━━━ Input rows ━━━

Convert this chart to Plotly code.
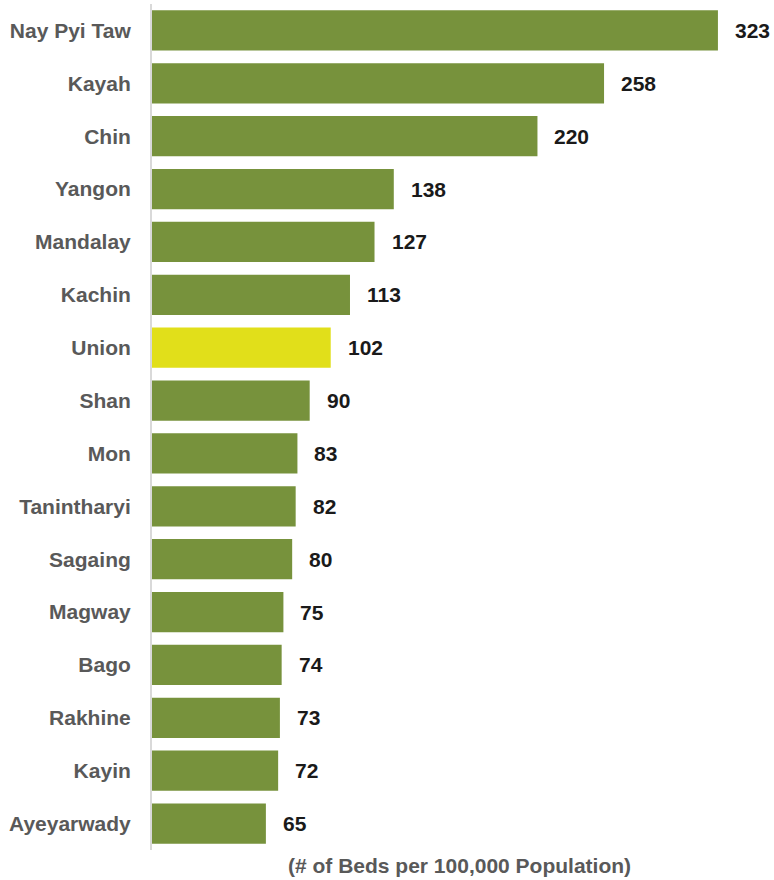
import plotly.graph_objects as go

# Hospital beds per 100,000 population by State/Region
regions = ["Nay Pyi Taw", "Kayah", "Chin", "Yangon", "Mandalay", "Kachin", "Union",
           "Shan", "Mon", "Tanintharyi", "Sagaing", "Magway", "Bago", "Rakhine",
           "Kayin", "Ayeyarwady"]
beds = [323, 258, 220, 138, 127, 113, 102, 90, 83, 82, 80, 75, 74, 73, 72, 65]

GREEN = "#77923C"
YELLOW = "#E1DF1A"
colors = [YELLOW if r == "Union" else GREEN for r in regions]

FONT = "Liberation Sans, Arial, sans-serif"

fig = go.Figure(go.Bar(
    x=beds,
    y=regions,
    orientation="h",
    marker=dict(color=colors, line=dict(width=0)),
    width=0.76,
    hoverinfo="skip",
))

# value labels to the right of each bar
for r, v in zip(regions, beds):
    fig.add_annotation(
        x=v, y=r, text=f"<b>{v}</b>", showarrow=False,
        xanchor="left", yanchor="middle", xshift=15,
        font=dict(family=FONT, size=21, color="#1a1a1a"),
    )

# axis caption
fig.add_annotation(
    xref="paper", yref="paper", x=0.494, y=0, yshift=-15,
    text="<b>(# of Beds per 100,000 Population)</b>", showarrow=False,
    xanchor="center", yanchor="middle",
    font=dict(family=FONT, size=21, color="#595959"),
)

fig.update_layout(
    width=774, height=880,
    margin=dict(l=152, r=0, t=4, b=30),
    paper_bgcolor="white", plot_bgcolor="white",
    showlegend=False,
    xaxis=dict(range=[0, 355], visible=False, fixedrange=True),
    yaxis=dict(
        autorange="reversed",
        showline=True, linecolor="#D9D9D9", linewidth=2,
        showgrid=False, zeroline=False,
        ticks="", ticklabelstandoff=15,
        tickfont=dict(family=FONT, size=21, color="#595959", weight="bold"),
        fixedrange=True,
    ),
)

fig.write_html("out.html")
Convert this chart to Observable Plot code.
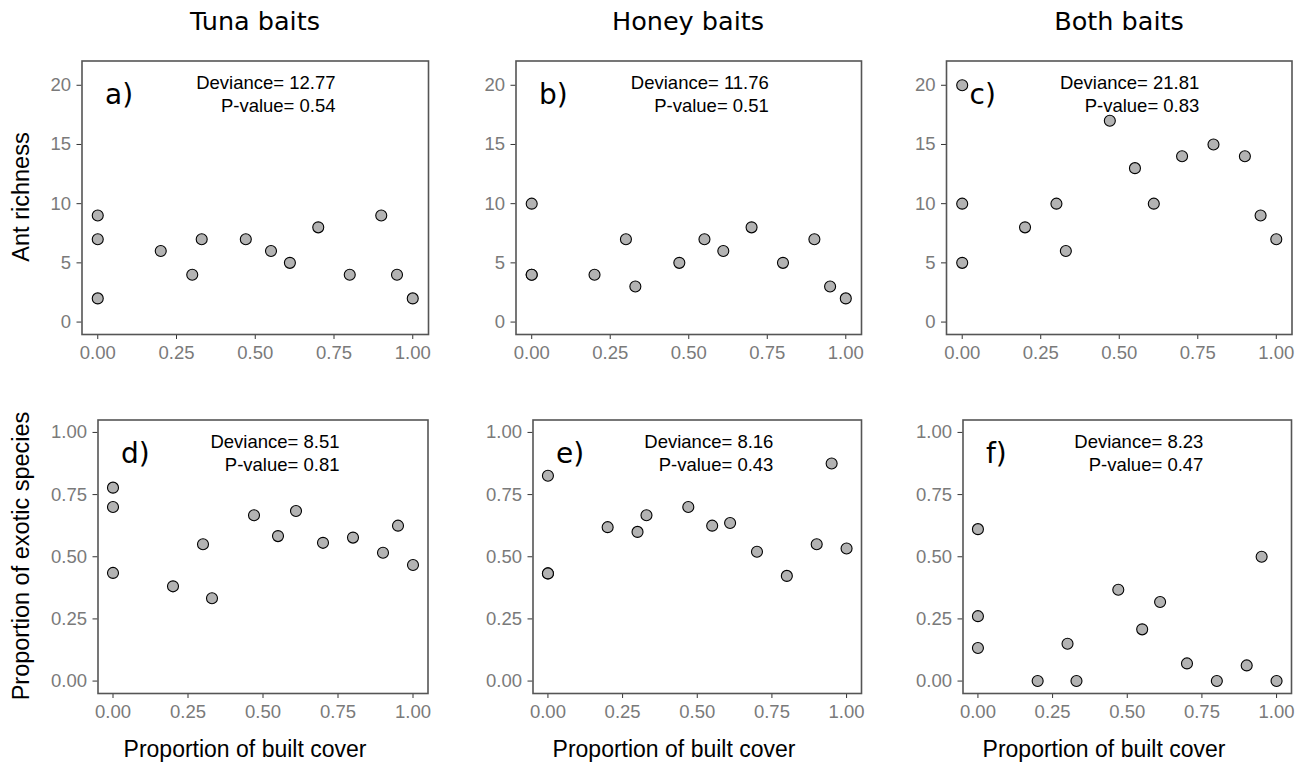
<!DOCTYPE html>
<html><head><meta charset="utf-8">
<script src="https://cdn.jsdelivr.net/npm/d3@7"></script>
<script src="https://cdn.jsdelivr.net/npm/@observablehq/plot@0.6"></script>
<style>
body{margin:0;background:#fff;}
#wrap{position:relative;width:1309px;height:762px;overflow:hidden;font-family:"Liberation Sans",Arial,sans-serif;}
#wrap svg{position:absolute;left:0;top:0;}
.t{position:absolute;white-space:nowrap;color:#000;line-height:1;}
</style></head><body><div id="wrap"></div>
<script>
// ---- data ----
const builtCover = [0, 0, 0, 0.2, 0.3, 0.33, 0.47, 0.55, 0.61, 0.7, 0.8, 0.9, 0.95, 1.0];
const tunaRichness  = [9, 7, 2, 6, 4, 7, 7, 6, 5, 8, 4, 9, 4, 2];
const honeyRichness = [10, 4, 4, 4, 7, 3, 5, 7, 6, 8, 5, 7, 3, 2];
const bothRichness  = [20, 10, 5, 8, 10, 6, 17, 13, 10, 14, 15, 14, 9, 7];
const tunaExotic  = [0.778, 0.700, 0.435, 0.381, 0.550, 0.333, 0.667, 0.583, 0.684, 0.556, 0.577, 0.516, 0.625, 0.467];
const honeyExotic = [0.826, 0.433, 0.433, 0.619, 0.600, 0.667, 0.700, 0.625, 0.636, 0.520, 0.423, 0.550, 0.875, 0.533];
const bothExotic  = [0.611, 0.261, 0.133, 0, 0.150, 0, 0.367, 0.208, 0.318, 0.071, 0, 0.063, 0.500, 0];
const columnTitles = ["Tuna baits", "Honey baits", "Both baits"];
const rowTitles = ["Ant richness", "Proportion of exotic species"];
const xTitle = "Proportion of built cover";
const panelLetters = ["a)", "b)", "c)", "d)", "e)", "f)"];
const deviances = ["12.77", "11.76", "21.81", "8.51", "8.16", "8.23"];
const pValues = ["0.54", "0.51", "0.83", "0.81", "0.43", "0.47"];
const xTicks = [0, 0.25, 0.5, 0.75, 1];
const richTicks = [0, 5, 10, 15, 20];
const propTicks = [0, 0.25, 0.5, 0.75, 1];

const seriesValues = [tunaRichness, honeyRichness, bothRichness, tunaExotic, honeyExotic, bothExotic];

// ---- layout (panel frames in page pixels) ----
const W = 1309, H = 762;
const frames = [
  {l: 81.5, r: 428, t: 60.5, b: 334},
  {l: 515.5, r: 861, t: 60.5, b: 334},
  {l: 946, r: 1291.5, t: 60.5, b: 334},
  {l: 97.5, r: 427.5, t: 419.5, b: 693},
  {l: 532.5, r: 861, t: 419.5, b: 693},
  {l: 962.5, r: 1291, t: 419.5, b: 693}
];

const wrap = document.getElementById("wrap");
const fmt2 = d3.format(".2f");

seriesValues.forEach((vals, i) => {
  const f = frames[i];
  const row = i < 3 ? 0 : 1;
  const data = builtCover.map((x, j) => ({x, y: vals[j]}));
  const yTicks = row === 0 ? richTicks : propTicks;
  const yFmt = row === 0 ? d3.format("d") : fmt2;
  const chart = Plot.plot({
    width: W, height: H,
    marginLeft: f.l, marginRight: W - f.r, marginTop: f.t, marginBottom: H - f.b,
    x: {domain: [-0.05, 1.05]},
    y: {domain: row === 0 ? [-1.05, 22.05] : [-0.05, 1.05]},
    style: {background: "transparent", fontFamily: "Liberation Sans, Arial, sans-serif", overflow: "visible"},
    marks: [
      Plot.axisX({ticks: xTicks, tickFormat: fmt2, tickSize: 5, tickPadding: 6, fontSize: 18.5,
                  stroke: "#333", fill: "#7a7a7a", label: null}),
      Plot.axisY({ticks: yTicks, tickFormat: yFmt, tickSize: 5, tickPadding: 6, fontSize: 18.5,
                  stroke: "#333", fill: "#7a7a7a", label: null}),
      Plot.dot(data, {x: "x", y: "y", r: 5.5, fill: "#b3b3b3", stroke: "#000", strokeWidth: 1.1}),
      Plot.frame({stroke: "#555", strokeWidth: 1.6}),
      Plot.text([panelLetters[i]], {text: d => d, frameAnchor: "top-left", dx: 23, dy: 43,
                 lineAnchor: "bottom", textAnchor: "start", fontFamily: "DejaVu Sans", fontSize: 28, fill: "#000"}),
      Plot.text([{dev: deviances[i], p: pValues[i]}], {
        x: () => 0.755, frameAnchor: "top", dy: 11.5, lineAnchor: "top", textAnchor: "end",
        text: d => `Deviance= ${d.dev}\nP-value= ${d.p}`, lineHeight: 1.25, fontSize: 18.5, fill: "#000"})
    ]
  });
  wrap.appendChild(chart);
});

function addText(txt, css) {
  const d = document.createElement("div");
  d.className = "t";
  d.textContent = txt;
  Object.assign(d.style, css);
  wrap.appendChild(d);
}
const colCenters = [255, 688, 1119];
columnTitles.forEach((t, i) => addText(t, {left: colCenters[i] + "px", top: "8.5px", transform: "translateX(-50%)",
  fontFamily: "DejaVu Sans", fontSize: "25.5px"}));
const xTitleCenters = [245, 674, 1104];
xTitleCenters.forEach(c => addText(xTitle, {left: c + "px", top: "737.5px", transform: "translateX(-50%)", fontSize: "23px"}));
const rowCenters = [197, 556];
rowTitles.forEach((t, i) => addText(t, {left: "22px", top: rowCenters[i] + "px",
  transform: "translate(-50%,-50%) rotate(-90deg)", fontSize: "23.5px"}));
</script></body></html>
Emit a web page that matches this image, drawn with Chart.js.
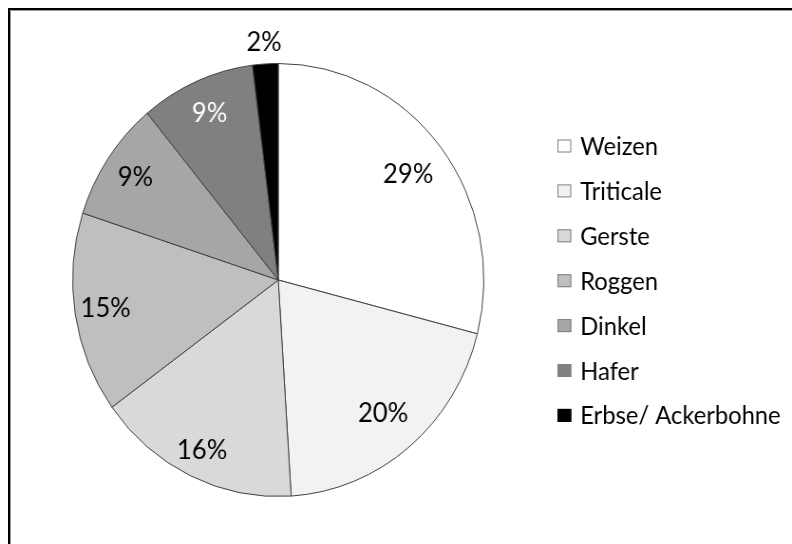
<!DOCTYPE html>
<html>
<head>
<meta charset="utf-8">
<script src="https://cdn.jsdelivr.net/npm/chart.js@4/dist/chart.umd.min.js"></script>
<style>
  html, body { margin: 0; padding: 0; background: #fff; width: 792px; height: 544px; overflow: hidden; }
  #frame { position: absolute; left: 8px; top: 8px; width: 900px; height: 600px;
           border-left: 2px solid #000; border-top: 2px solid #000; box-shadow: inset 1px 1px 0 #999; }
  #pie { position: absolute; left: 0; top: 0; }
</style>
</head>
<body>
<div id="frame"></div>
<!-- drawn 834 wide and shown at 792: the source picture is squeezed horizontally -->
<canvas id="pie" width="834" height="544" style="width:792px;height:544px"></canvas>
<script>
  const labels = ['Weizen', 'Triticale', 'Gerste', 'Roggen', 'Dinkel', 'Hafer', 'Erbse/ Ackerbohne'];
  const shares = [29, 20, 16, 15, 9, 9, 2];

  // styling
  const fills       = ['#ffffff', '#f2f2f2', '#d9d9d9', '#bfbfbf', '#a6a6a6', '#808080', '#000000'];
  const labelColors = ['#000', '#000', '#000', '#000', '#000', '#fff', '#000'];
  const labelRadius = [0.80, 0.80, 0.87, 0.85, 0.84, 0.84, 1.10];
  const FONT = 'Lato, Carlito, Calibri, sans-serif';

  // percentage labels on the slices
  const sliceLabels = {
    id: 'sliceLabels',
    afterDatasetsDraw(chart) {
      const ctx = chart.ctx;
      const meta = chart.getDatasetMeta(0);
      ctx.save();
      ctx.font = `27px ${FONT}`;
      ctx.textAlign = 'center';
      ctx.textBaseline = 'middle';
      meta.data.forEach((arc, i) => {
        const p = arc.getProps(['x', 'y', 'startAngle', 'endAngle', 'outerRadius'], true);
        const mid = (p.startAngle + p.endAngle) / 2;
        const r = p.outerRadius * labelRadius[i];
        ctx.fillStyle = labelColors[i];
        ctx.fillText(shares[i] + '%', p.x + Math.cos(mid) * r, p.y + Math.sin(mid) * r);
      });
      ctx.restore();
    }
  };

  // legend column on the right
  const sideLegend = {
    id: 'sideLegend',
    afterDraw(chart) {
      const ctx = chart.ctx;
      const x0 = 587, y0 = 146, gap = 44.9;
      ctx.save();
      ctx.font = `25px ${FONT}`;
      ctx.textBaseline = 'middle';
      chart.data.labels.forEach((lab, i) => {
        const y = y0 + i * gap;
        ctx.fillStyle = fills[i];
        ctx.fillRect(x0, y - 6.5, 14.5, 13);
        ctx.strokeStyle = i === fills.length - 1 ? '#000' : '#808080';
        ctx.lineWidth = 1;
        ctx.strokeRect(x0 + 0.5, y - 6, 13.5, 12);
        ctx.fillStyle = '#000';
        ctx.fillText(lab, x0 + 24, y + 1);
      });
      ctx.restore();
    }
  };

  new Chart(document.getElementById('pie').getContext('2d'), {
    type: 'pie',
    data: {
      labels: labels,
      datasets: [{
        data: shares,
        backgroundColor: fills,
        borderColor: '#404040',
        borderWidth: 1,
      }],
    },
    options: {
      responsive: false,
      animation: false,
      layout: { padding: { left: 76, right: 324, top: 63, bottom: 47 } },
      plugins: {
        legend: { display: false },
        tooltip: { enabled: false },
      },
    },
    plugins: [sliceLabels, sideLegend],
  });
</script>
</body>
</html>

━━━

**What this task involves:**
Give back exactly the lines from the first line of the data through the line with "import plotly.graph_objects as go", pictures excluded.

**Exercise response:**
Convert this chart to Plotly code.
import plotly.graph_objects as go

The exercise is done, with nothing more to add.